Tensions Rise Amid Housing Crisis Debate
On Thursday, May 9, Santa Monica College's (SMC) Public Policy Institute hosted a panel discussion on potential solutions to California's housing crisis. The keynote discussion, which took place in the Broad Stage at the Performance Arts Center, was the culminating event of this year's Spring Symposium. The three speakers were state senators Scott Wiener (D-San Francisco) and Ben Allen (D-Santa Monica), and Santa Monica Mayor Gleam Davis.
At the heart of the discussion was a debate over the controversial Senate Bill (SB) 50, which if passed, would override local zoning laws to allow for the construction of denser housing near transit stops. Proponents of the bill argue that it is designed to make housing more accessible, while opponents argue that more housing does not necessarily mean affordable housing.
"In 80 percent of California, it is illegal, prohibited, to build any type of housing except for single-family homes," Weiner explained. SB 50, Wiener argued, would allow for different types of housing, including single-family homes, apartment buildings, and multi-unit housing.
Audience members were overwhelmingly against SB 50. Some carried signs decrying Wiener, the author of the bill, as being bought off by developers. "There are a lot of different opinions on housing," Wiener acknowledged, "but I think it's so important when we talk about housing to always remember that this debate is about real people and the effects on real people's lives when we have housing crisis."
At the crux of the argument was the question of local versus state government. Proponents of the bill argue that although SB 50 is extreme, such measures are necessary given the gravity of the situation.
"Local control is good when it delivers good results," Wiener said. "And I would posit that California, our approach to housing of almost pure local control with almost no state role has not worked out."

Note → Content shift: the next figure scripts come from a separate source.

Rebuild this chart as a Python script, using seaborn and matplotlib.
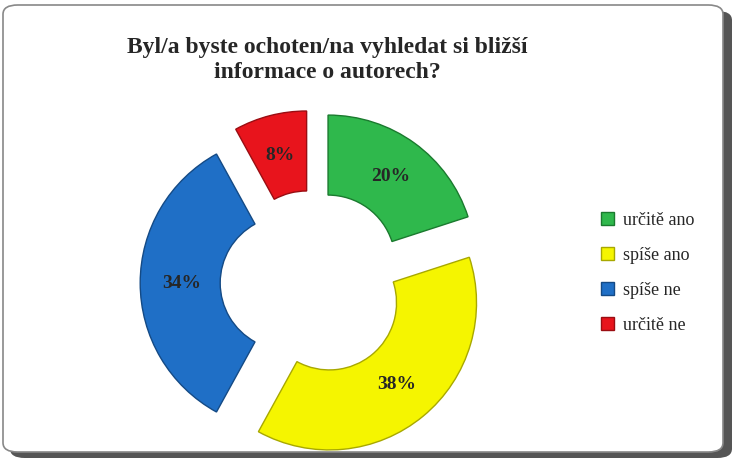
import matplotlib
matplotlib.use("Agg")
import matplotlib.pyplot as plt
import seaborn as sns
from matplotlib.patches import FancyBboxPatch, Patch

sns.set_theme(style="white")

categories = ["určitě ano", "spíše ano", "spíše ne", "určitě ne"]
values = [20, 38, 34, 8]
colors = ["#2fb84c", "#f5f500", "#1f6fc6", "#e8141c"]
edges = ["#1a7a2e", "#a8a800", "#144a85", "#9a0d12"]
title = "Byl/a byste ochoten/na vyhledat si bližší\ninformace o autorech?"

fig = plt.figure(figsize=(7.35, 4.62), dpi=100)
fig.patch.set_facecolor("white")
fig.patches.append(FancyBboxPatch((10/735, 4/462), 722/735, 447/462,
    boxstyle="round,pad=0,rounding_size=0.02", transform=fig.transFigure,
    facecolor="#555555", edgecolor="none", zorder=0))
fig.patches.append(FancyBboxPatch((3/735, 10/462), 720/735, 447/462,
    boxstyle="round,pad=0,rounding_size=0.02", transform=fig.transFigure,
    facecolor="white", edgecolor="#888888", lw=1.2, zorder=1))

fig.text(0.445, 0.87, title, ha="center", va="center", fontsize=17,
         fontweight="bold", family="Liberation Serif", zorder=3, linespacing=1.25)

ax = fig.add_axes([113/735, -21/462, 400/735, 400/462])
ax.set_zorder(2)
wedges, texts = ax.pie(values, colors=colors, startangle=90, counterclock=False,
    explode=[0.16]*4, radius=0.92,
    wedgeprops=dict(width=0.5, linewidth=1),
    labels=[f"{v}%" for v in values], labeldistance=0.72,
    textprops=dict(fontsize=14, fontweight="bold", family="Liberation Serif",
                   ha="center", va="center"))
for w, e in zip(wedges, edges):
    w.set_edgecolor(e)
ax.set_xlim(-1.25, 1.25)
ax.set_ylim(-1.25, 1.25)
ax.set_aspect("equal")
ax.axis("off")

handles = [Patch(facecolor=c, edgecolor=e) for c, e in zip(colors, edges)]
leg = fig.legend(handles, categories, loc="center left",
    bbox_to_anchor=(585/735, 1 - 273/462), frameon=False,
    prop=dict(family="Liberation Serif", size=13), labelspacing=1.0,
    handlelength=0.7, handleheight=0.7, handletextpad=0.5)
fig.savefig("out.png", dpi=100)
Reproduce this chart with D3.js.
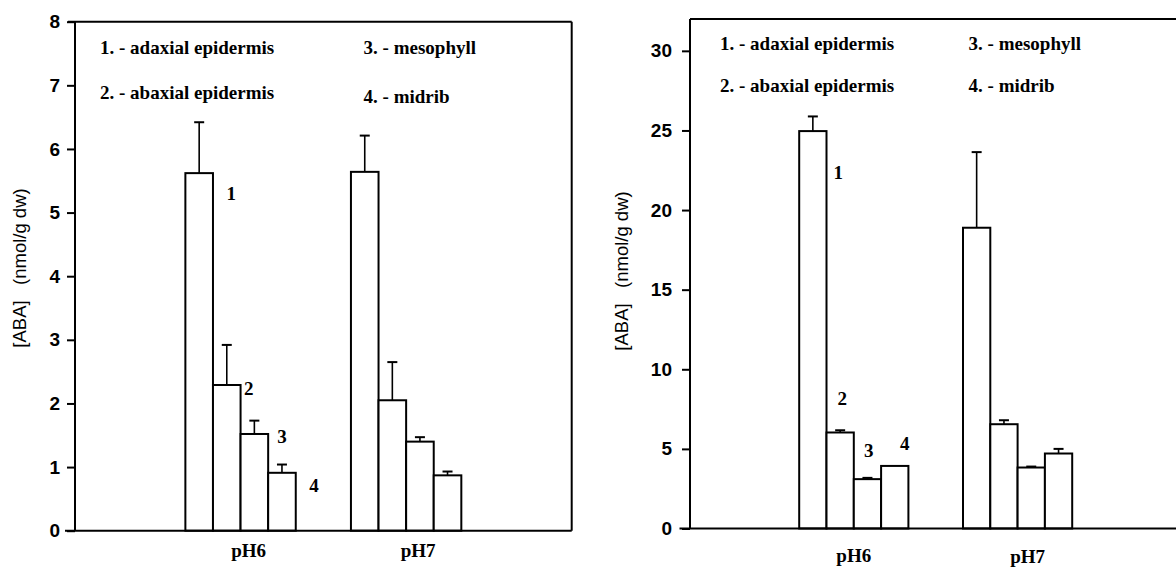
<!DOCTYPE html>
<html>
<head>
<meta charset="utf-8">
<script src="https://cdn.jsdelivr.net/npm/d3@7"></script>
<style>
  html, body { margin: 0; padding: 0; background: #fff; }
  svg { display: block; }
  .tick-label { font-family: "Liberation Sans", Arial, sans-serif; font-weight: bold; font-size: 19px; fill: #000; }
  .ytitle { font-family: "Liberation Sans", Arial, sans-serif; font-size: 18.5px; fill: #000; white-space: pre; }
  .serif { font-family: "Liberation Serif", "Times New Roman", serif; font-weight: bold; font-size: 19px; fill: #000; }
</style>
</head>
<body>
<svg id="chart" width="1176" height="571"></svg>
<script>
// ---------------- DATA ----------------
const categories = ["pH6", "pH7"];
const seriesIds = ["1", "2", "3", "4"];
const legendLabels = ["1. - adaxial epidermis", "2. - abaxial epidermis", "3. - mesophyll", "4. - midrib"];

// Left panel (ABA, nmol/g dw)
const leftTicks = [0, 1, 2, 3, 4, 5, 6, 7, 8];
const leftPH6 = [5.62, 2.29, 1.52, 0.91];
const leftPH6Err = [0.80, 0.63, 0.21, 0.13];
const leftPH7 = [5.64, 2.05, 1.40, 0.87];
const leftPH7Err = [0.57, 0.60, 0.07, 0.06];

// Right panel
const rightTicks = [0, 5, 10, 15, 20, 25, 30];
const rightPH6 = [24.96, 6.03, 3.10, 3.93];
const rightPH6Err = [0.92, 0.14, 0.08, 0.0];
const rightPH7 = [18.89, 6.55, 3.83, 4.71];
const rightPH7Err = [4.75, 0.25, 0.06, 0.29];

const yTitle = "[ABA]   (nmol/g dw)";

// ---------------- DRAW ----------------
const svg = d3.select("#chart");

function drawPanel(cfg) {
  const g = svg.append("g");
  const y = d3.scaleLinear().domain([0, cfg.yMax]).range([cfg.y0, cfg.yTop]);
  const x = d3.scaleBand().domain(categories).range([cfg.xAxis, cfg.xEnd])
    .paddingInner(1 / 3).paddingOuter(2 / 3);
  const xs = d3.scaleBand().domain(seriesIds).range([0, x.bandwidth()]).padding(0);

  const rows = [];
  categories.forEach((c, ci) => {
    cfg.values[ci].forEach((v, si) => {
      rows.push({ cat: c, s: seriesIds[si], v: v, e: cfg.errors[ci][si] });
    });
  });

  // Bars
  g.selectAll("rect.bar").data(rows).join("rect")
    .attr("class", "bar")
    .attr("x", d => x(d.cat) + xs(d.s))
    .attr("width", xs.bandwidth())
    .attr("y", d => y(d.v))
    .attr("height", d => y(0) - y(d.v))
    .attr("fill", "#fff").attr("stroke", "#000").attr("stroke-width", 2);

  // Error bars
  const eb = rows.filter(d => d.e > 0);
  g.selectAll("line.err").data(eb).join("line")
    .attr("x1", d => x(d.cat) + xs(d.s) + xs.bandwidth() / 2)
    .attr("x2", d => x(d.cat) + xs(d.s) + xs.bandwidth() / 2)
    .attr("y1", d => y(d.v)).attr("y2", d => y(d.v + d.e))
    .attr("stroke", "#000").attr("stroke-width", 1.6);
  g.selectAll("line.cap").data(eb).join("line")
    .attr("x1", d => x(d.cat) + xs(d.s) + xs.bandwidth() / 2 - 5)
    .attr("x2", d => x(d.cat) + xs(d.s) + xs.bandwidth() / 2 + 5)
    .attr("y1", d => y(d.v + d.e)).attr("y2", d => y(d.v + d.e))
    .attr("stroke", "#000").attr("stroke-width", 2);

  // Y axis
  const yAxis = d3.axisLeft(y).tickValues(cfg.ticks).tickSize(cfg.tickLen).tickPadding(cfg.tickPad).tickFormat(d3.format("d"));
  const ya = g.append("g").attr("transform", `translate(${cfg.xAxis},0)`).call(yAxis);
  ya.select(".domain").remove();
  ya.selectAll(".tick line").attr("stroke", "#000").attr("stroke-width", 2);
  ya.selectAll(".tick text").attr("class", "tick-label").attr("font-size", null).attr("font-family", null);

  // Frame: y axis line, top border, right border, baseline
  g.append("line").attr("x1", cfg.xAxis).attr("x2", cfg.xAxis)
    .attr("y1", cfg.frameTop).attr("y2", y(0)).attr("stroke", "#000").attr("stroke-width", 2);
  g.append("line").attr("x1", cfg.topStart).attr("x2", cfg.frameRight)
    .attr("y1", cfg.frameTop).attr("y2", cfg.frameTop).attr("stroke", "#000").attr("stroke-width", 2);
  if (cfg.frameRight < 1176) {
    g.append("line").attr("x1", cfg.frameRight).attr("x2", cfg.frameRight)
      .attr("y1", cfg.frameTop).attr("y2", y(0)).attr("stroke", "#000").attr("stroke-width", 2);
  }
  g.append("line").attr("x1", cfg.baseStart).attr("x2", cfg.frameRight)
    .attr("y1", y(0)).attr("y2", y(0)).attr("stroke", "#000").attr("stroke-width", 2);

  // Category labels
  g.selectAll("text.cat").data(categories).join("text")
    .attr("class", "serif")
    .attr("text-anchor", "middle")
    .attr("x", (d, i) => x(d) + x.bandwidth() / 2 + cfg.catDx[i])
    .attr("y", (d, i) => cfg.catY[i])
    .attr("dy", "0.35em")
    .text(d => d);

  // Bar number labels (first group)
  g.selectAll("text.num").data(seriesIds).join("text")
    .attr("class", "serif")
    .attr("text-anchor", "middle")
    .attr("x", (d, i) => x(categories[0]) + xs(d) + xs.bandwidth() / 2 + cfg.numDx[i])
    .attr("y", (d, i) => y(cfg.numAt[i]))
    .attr("dy", "0.35em")
    .text(d => d);

  // Legend
  g.selectAll("text.leg").data(legendLabels).join("text")
    .attr("class", "serif")
    .attr("x", (d, i) => cfg.legX[Math.floor(i / 2)])
    .attr("y", (d, i) => cfg.legY[i])
    .attr("dy", "0.35em")
    .text(d => d);

  // Y title
  g.append("text").attr("class", "ytitle")
    .attr("transform", `translate(${cfg.titleX},${cfg.titleY}) rotate(-90)`)
    .attr("text-anchor", "middle").attr("dy", "0.35em")
    .text(yTitle);
}

drawPanel({
  values: [leftPH6, leftPH7], errors: [leftPH6Err, leftPH7Err],
  ticks: leftTicks, yMax: 8, y0: 530.7, yTop: 21.7,
  xAxis: 75, xEnd: 571.7, frameTop: 21.7, frameRight: 571.7, topStart: 68, baseStart: 65,
  tickLen: 8, tickPad: 7,
  catDx: [8, 12], catY: [550, 550],
  numDx: [32, 22, 27.6, 32], numAt: [5.30, 2.23, 1.49, 0.72],
  legX: [100, 363.6], legY: [47.7, 92.7, 47.7, 96.7],
  titleX: 20, titleY: 268
});

drawPanel({
  values: [rightPH6, rightPH7], errors: [rightPH6Err, rightPH7Err],
  ticks: rightTicks, yMax: 32, y0: 528.5, yTop: 19,
  xAxis: 690, xEnd: 1181.4, frameTop: 19, frameRight: 1180, topStart: 690, baseStart: 679.5,
  tickLen: 8, tickPad: 10,
  catDx: [0, 10], catY: [555, 556],
  numDx: [25.5, 2, 1.4, 10], numAt: [22.35, 8.16, 4.92, 5.33],
  legX: [720, 968.6], legY: [43.3, 85, 43.3, 85],
  titleX: 622, titleY: 271
});
</script>
</body>
</html>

SMC student Lucia Aguilar-Cole, a political science major, expressed support for the bill. "Of course there are problems with it, but…we can't just hope that developers are going to be incentivized to build low-incoming housing," she said. "The city that we have built doesn't function, that's why there's 60,000 people without homes…If you go to downtown Los Angeles, it looks like an apocalyptic site. That is inhumane."
Detractors of the bill argued that SB 50 is a case of state government overreach and that its one-size-fits-all approach would prove to do greater harm than good.

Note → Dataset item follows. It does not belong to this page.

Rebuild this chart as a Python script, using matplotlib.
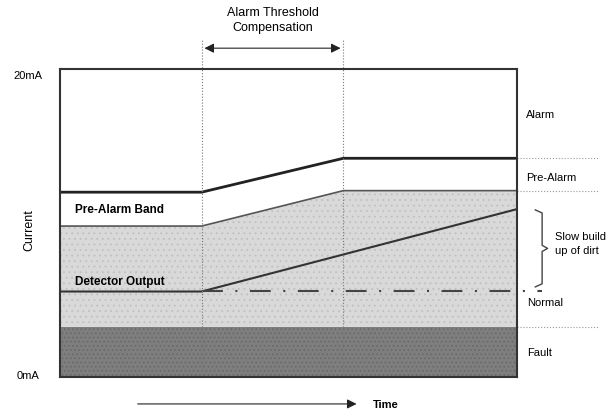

"At the end of the day, the idea that we're just going to take away so much of the basic, fundamental power of understanding the local dynamics associated with development and kind of give it to a by-right system run out of Sacramento just doesn't feel right to me," Allen, who opposes the bill, stated.
Davis, like Allen, expressed concerns with the bill. "We are working on this issue locally," she said. "First, we actually have been investing as a community in the production and preservation of affordable housing. And second, we have used our local control, regulatory mechanisms to support the creation of housing with an emphasis on affordable housing."
Another concern about SB 50 is the potential threat it poses to historical neighborhoods. Lesley O'Toole resides in a small neighborhood near Hollywood which is designated as a Historic Preservation Overlay Zone. "When the film industry started here, all the silent actors and directors lived here," O'Toole said. "We're tiny little houses. We're a hundred years old…This bill will destroy all of our historical neighborhoods."
The atmosphere in the Broad was tense throughout, but when Wiener left before the Q&A portion could begin, the audience turned near mutinous, shouting in anger and dismay.
SB 50 is currently in the committee hearings stage. Students interested in learning more about the bill may visit the California State Legislature website.